__Set exercise__. From the first line of the listing below, retype each line up to and including the one with "import pandas as pd"; pictures stay out.

════════

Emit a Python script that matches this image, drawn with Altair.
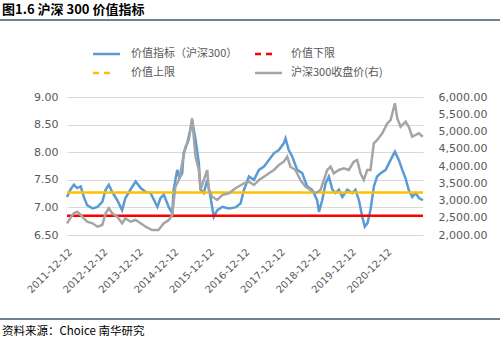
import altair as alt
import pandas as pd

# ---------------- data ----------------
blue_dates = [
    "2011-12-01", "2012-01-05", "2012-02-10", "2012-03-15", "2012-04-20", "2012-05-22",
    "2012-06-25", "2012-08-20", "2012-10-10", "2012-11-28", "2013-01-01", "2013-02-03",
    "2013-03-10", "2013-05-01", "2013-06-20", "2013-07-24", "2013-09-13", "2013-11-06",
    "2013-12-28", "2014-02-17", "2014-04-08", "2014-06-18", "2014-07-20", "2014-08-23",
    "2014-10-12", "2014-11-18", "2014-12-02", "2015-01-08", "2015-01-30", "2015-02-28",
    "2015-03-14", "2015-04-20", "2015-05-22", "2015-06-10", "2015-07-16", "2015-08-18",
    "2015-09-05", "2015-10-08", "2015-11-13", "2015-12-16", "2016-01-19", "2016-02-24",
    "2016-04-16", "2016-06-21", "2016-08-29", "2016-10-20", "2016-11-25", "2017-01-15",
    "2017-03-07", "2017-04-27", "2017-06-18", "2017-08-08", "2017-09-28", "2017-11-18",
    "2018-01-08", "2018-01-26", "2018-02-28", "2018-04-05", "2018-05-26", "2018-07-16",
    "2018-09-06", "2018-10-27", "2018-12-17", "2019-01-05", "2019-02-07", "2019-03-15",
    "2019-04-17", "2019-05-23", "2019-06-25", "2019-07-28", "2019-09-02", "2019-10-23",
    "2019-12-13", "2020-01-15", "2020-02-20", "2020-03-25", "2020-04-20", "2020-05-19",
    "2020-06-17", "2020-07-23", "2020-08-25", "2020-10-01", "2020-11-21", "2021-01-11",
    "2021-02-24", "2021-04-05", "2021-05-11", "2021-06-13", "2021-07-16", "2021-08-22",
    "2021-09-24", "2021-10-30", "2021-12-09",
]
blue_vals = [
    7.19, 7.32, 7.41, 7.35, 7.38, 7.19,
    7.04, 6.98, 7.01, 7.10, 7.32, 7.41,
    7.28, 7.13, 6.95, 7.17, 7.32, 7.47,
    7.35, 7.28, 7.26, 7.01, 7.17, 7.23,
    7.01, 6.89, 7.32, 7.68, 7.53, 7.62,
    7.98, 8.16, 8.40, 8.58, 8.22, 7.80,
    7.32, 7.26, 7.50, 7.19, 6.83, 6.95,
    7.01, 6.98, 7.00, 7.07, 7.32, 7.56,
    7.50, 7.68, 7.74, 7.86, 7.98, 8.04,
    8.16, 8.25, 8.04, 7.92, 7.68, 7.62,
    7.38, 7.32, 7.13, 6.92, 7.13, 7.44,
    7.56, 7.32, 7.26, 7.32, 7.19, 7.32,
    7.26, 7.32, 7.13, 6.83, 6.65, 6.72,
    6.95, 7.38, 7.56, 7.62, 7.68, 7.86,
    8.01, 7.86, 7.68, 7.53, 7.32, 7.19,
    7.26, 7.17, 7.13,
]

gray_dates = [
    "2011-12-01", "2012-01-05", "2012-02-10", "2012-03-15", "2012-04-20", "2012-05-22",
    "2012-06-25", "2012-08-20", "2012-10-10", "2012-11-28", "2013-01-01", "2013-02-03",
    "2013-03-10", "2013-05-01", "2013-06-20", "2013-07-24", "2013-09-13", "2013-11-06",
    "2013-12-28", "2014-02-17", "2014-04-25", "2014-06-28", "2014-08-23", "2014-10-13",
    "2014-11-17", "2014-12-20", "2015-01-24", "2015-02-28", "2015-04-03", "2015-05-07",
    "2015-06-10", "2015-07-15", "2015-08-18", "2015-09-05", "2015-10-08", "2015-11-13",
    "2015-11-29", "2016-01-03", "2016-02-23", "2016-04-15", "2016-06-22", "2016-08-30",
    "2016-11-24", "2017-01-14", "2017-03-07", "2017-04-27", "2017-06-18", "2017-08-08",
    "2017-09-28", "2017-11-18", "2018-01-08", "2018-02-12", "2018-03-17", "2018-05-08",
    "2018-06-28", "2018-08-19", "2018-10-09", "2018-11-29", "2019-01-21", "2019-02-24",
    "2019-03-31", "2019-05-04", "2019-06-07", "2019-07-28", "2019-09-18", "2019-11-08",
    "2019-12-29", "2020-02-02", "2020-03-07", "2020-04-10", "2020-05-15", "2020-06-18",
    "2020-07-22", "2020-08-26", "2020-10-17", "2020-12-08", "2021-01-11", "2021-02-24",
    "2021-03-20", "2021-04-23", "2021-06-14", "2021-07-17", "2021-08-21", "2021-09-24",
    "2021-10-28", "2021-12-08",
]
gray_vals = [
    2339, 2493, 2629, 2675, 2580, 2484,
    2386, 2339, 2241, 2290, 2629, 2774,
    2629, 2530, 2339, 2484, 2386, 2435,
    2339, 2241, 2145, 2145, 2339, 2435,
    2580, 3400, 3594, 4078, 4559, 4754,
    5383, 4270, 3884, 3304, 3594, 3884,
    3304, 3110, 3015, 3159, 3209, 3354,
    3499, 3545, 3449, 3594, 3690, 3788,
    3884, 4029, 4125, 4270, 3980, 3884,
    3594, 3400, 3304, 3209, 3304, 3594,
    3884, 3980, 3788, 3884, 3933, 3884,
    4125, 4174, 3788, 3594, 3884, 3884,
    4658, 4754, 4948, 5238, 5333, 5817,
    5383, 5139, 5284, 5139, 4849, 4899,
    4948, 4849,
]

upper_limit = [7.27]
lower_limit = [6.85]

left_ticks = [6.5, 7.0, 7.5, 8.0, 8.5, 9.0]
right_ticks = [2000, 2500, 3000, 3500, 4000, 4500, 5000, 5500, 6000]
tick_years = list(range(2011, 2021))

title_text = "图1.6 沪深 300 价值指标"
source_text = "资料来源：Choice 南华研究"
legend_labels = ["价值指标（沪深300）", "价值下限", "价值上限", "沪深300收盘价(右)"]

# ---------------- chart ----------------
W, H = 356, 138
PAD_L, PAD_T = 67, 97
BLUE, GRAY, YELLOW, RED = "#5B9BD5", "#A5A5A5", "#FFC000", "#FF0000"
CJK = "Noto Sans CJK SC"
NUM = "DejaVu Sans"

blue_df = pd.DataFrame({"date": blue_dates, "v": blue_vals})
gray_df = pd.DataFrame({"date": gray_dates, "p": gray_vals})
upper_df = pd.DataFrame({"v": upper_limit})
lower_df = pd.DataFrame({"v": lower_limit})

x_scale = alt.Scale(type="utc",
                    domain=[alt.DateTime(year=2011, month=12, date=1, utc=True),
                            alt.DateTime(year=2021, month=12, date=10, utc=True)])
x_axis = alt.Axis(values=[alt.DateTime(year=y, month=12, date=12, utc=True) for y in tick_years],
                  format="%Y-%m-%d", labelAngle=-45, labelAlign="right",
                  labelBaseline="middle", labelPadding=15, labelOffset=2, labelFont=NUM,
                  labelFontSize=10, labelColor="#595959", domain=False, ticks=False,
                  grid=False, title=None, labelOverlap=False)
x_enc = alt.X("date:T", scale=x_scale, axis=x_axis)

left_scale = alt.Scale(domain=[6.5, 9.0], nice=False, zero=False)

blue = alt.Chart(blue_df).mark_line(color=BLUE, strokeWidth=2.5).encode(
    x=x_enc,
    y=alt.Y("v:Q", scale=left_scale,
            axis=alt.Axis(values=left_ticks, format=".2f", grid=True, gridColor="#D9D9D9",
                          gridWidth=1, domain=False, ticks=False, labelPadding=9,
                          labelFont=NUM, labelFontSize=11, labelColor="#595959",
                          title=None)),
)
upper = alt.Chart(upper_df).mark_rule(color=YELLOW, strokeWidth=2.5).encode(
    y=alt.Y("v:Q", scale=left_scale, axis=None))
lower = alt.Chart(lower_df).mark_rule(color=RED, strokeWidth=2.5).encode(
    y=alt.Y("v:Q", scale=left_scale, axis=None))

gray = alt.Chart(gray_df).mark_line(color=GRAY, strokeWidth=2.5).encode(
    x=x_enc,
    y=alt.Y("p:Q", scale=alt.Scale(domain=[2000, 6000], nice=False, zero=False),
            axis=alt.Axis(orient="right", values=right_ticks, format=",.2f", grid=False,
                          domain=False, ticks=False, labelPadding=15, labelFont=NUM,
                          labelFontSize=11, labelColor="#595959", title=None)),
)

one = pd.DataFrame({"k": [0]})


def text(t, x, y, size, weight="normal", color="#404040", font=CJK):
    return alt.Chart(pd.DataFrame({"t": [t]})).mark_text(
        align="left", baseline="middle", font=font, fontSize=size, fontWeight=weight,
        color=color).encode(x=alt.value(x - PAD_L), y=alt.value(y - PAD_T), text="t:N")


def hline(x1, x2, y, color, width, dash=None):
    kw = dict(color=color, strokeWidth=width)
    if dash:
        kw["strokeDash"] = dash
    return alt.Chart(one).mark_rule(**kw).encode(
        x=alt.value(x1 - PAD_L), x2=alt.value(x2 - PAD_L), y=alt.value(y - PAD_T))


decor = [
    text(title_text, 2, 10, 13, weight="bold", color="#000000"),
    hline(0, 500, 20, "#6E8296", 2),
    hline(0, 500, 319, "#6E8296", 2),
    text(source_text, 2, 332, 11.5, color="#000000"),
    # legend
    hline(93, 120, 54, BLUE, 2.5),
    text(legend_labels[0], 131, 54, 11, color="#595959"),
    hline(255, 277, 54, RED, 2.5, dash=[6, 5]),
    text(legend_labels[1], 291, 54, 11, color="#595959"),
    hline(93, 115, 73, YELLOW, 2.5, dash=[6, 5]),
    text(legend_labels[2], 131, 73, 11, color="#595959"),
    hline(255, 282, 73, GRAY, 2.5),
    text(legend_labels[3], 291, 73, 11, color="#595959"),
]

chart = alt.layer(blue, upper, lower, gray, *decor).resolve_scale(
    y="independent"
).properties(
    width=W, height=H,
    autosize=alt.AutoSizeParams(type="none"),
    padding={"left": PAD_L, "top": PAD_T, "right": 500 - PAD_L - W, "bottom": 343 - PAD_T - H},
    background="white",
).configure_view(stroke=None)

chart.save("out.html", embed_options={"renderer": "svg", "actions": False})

════════

__Solution to this task__.
Emit a Python script that matches this image, drawn with Altair.
import altair as alt
import pandas as pd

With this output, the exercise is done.